Retype exactly the lines from the first one through the line with "90, 95, 100];", including both ends; skip any pictures.

§ Supplied material:

++++++++

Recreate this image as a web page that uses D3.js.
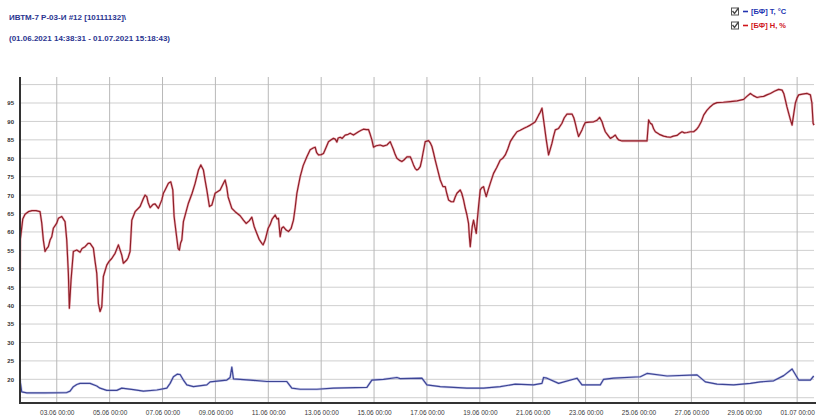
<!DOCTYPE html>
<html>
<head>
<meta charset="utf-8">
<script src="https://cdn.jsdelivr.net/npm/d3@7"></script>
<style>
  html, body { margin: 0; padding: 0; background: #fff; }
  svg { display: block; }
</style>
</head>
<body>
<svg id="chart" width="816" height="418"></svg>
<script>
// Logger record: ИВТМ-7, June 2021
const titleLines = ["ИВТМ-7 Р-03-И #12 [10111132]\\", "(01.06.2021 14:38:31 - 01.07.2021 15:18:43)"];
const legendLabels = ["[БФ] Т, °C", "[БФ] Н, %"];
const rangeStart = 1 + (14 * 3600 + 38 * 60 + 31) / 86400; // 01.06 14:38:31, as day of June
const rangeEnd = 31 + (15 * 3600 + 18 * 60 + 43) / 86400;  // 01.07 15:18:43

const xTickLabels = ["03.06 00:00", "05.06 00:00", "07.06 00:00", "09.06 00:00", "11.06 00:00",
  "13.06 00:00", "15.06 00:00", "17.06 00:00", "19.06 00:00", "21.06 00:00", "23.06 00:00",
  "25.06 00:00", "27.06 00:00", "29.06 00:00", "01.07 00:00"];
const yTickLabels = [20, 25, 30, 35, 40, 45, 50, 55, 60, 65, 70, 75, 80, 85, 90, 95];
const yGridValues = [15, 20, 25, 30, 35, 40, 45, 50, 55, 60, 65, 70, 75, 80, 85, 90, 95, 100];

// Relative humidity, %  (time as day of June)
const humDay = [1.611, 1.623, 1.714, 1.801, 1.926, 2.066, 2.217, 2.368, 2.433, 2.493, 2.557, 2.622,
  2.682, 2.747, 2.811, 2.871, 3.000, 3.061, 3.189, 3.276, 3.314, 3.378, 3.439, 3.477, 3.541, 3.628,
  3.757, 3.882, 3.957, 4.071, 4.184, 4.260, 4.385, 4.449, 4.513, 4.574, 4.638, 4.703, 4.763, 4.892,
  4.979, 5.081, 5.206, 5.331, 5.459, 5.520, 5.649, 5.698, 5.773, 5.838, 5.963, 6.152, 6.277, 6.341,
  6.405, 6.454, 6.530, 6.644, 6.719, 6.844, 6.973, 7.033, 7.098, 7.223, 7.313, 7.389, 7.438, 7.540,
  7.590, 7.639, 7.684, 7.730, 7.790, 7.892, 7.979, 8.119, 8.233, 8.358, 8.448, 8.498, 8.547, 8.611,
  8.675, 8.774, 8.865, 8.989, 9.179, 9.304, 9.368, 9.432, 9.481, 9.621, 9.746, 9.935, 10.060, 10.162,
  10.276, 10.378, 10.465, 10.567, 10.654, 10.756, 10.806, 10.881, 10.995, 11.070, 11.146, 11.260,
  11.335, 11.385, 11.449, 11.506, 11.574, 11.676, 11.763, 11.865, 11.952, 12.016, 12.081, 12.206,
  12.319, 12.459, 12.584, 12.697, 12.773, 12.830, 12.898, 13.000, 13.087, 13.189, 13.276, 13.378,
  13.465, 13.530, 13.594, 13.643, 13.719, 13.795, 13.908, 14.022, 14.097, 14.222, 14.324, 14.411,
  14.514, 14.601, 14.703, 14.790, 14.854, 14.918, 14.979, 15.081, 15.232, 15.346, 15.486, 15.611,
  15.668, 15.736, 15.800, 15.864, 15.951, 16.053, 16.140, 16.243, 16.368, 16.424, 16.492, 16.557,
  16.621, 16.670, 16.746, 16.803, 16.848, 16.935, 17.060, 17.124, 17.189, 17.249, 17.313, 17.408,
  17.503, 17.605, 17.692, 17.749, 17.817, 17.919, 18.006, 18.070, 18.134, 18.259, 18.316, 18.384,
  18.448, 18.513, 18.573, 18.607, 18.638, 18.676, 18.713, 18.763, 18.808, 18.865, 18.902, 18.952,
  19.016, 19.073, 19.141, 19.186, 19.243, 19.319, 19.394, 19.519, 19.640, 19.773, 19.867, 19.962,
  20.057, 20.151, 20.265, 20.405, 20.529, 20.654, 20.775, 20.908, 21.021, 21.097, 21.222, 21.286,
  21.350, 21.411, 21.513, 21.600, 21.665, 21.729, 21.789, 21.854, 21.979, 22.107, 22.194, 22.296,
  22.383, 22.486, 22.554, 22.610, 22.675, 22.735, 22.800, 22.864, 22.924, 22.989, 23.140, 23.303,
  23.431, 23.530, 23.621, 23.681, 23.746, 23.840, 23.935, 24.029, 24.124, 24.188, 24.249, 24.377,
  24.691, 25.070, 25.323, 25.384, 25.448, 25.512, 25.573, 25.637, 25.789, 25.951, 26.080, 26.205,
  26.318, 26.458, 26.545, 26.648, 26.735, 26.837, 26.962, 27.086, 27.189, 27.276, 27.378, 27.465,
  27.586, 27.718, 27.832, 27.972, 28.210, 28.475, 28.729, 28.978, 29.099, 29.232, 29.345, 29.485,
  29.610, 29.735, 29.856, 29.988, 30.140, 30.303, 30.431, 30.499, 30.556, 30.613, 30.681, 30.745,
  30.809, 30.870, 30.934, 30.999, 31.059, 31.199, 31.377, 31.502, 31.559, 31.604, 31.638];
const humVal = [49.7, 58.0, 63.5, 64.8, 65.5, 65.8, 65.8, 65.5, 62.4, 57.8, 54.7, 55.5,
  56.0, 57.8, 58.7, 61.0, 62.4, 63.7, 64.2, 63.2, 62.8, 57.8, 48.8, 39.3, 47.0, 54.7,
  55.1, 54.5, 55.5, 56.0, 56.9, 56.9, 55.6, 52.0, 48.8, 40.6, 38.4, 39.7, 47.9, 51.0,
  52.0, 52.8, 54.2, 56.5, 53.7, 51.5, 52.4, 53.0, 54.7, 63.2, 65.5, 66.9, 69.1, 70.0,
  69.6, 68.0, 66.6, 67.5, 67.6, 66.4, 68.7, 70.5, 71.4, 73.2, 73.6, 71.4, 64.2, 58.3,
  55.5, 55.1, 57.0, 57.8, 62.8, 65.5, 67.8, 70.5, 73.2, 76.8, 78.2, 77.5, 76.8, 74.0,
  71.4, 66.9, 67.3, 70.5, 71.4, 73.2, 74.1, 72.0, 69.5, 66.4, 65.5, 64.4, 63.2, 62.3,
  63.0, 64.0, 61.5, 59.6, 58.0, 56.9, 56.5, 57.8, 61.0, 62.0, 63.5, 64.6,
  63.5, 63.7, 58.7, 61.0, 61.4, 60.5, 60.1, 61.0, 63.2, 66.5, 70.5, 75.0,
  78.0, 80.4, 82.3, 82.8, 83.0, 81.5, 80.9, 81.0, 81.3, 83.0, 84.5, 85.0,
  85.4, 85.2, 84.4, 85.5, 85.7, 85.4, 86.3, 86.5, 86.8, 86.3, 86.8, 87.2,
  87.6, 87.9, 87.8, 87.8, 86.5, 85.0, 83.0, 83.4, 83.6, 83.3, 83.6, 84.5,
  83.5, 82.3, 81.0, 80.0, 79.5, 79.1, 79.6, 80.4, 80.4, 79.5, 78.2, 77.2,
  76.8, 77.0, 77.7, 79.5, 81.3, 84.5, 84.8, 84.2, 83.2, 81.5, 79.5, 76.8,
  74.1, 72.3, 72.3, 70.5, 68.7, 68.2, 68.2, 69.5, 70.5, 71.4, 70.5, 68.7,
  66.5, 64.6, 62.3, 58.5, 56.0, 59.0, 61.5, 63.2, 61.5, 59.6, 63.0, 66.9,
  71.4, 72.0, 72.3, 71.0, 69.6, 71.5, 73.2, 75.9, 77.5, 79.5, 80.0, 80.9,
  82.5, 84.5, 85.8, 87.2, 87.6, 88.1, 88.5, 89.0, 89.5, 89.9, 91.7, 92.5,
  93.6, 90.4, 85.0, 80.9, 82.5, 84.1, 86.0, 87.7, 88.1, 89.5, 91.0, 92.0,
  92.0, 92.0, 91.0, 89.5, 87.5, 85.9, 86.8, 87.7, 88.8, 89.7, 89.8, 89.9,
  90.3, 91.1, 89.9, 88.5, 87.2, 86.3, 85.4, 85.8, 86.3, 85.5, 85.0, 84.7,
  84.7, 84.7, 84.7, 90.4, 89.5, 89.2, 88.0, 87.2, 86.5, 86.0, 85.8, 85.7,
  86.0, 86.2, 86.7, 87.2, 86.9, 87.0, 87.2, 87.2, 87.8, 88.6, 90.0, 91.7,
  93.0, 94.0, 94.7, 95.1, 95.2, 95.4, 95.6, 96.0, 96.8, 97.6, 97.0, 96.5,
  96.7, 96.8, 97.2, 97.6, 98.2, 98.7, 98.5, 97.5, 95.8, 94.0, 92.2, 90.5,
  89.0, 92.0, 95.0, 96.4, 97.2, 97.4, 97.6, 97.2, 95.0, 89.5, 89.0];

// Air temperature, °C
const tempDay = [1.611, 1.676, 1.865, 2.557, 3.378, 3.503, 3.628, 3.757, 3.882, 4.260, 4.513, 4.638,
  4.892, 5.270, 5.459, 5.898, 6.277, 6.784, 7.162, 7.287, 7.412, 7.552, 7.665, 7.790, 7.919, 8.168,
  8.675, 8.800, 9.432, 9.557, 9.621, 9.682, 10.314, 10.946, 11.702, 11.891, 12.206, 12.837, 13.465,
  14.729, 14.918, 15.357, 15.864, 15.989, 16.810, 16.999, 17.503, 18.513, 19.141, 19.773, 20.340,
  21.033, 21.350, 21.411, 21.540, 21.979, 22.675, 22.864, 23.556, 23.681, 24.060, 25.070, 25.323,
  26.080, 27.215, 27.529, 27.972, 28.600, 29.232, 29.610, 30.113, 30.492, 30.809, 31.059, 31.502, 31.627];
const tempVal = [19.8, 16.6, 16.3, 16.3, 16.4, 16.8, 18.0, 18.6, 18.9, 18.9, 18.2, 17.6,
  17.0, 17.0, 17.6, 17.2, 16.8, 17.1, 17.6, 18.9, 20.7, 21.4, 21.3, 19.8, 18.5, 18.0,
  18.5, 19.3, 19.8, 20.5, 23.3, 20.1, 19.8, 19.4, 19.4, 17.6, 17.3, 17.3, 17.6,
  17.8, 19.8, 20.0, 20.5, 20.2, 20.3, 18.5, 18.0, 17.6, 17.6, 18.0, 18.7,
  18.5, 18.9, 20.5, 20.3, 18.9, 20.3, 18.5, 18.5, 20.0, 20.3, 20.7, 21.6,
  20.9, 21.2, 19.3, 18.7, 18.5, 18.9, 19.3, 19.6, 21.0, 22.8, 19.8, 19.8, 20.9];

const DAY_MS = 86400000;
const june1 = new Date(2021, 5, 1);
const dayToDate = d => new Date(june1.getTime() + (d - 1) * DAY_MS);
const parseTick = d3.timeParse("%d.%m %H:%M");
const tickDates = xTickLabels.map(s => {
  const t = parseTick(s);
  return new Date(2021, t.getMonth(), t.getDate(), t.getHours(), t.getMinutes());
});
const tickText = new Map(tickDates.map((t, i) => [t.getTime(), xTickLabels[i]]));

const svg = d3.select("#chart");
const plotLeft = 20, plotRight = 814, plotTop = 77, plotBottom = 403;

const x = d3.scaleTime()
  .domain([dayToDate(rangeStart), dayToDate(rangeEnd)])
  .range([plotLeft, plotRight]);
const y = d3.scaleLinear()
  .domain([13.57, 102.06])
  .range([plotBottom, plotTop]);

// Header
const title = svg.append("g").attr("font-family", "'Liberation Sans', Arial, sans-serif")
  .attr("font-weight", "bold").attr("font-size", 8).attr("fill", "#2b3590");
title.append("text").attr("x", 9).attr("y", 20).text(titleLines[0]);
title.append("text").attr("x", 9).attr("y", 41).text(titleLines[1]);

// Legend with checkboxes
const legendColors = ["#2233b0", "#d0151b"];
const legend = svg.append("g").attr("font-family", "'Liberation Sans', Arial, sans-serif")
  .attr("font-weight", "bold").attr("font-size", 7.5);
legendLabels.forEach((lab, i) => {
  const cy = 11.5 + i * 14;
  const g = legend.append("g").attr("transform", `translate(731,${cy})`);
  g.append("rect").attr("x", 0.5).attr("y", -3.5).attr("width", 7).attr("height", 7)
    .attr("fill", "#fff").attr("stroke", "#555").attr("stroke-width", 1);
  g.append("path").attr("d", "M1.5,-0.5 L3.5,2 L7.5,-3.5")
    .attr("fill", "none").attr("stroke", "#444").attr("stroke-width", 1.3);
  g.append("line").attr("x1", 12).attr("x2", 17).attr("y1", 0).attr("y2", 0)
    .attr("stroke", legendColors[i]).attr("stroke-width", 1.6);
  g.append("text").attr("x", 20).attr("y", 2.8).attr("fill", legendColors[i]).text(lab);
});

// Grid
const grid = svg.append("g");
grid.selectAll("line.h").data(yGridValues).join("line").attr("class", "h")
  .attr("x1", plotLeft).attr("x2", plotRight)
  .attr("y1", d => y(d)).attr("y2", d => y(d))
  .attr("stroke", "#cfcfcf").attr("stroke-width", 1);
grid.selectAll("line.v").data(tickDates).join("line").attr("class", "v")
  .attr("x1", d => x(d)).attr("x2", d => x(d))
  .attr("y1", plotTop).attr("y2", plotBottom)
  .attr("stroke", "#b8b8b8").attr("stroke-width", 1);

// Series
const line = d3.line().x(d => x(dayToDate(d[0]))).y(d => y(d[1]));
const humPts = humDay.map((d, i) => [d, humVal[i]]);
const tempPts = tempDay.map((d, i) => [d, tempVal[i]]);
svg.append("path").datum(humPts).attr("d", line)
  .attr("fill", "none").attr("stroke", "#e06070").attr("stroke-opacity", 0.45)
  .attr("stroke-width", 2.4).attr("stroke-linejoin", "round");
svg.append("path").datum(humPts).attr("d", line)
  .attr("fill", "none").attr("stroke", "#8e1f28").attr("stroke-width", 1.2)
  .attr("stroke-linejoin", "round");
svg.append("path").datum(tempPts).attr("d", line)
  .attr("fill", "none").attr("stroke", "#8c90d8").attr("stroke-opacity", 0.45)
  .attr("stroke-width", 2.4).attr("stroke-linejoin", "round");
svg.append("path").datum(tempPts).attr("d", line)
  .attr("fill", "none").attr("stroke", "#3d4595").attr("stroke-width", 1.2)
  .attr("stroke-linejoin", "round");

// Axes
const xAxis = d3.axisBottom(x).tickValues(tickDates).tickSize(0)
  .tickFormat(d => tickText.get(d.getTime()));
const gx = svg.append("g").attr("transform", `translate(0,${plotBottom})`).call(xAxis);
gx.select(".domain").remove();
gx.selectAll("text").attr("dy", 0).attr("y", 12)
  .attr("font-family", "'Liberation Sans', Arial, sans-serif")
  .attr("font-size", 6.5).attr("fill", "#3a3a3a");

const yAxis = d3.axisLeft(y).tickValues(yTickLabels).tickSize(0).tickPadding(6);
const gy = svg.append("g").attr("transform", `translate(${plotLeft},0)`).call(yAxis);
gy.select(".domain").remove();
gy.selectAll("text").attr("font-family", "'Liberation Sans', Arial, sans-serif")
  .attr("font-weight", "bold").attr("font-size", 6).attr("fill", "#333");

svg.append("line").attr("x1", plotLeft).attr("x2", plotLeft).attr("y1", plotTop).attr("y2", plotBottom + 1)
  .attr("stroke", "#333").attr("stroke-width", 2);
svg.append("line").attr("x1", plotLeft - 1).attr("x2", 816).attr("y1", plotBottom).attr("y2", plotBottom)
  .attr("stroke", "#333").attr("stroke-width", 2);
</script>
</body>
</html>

++++++++

§ Full answer:
Recreate this image as a web page that uses D3.js.
<!DOCTYPE html>
<html>
<head>
<meta charset="utf-8">
<script src="https://cdn.jsdelivr.net/npm/d3@7"></script>
<style>
  html, body { margin: 0; padding: 0; background: #fff; }
  svg { display: block; }
</style>
</head>
<body>
<svg id="chart" width="816" height="418"></svg>
<script>
// Logger record: ИВТМ-7, June 2021
const titleLines = ["ИВТМ-7 Р-03-И #12 [10111132]\\", "(01.06.2021 14:38:31 - 01.07.2021 15:18:43)"];
const legendLabels = ["[БФ] Т, °C", "[БФ] Н, %"];
const rangeStart = 1 + (14 * 3600 + 38 * 60 + 31) / 86400; // 01.06 14:38:31, as day of June
const rangeEnd = 31 + (15 * 3600 + 18 * 60 + 43) / 86400;  // 01.07 15:18:43

const xTickLabels = ["03.06 00:00", "05.06 00:00", "07.06 00:00", "09.06 00:00", "11.06 00:00",
  "13.06 00:00", "15.06 00:00", "17.06 00:00", "19.06 00:00", "21.06 00:00", "23.06 00:00",
  "25.06 00:00", "27.06 00:00", "29.06 00:00", "01.07 00:00"];
const yTickLabels = [20, 25, 30, 35, 40, 45, 50, 55, 60, 65, 70, 75, 80, 85, 90, 95];
const yGridValues = [15, 20, 25, 30, 35, 40, 45, 50, 55, 60, 65, 70, 75, 80, 85, 90, 95, 100];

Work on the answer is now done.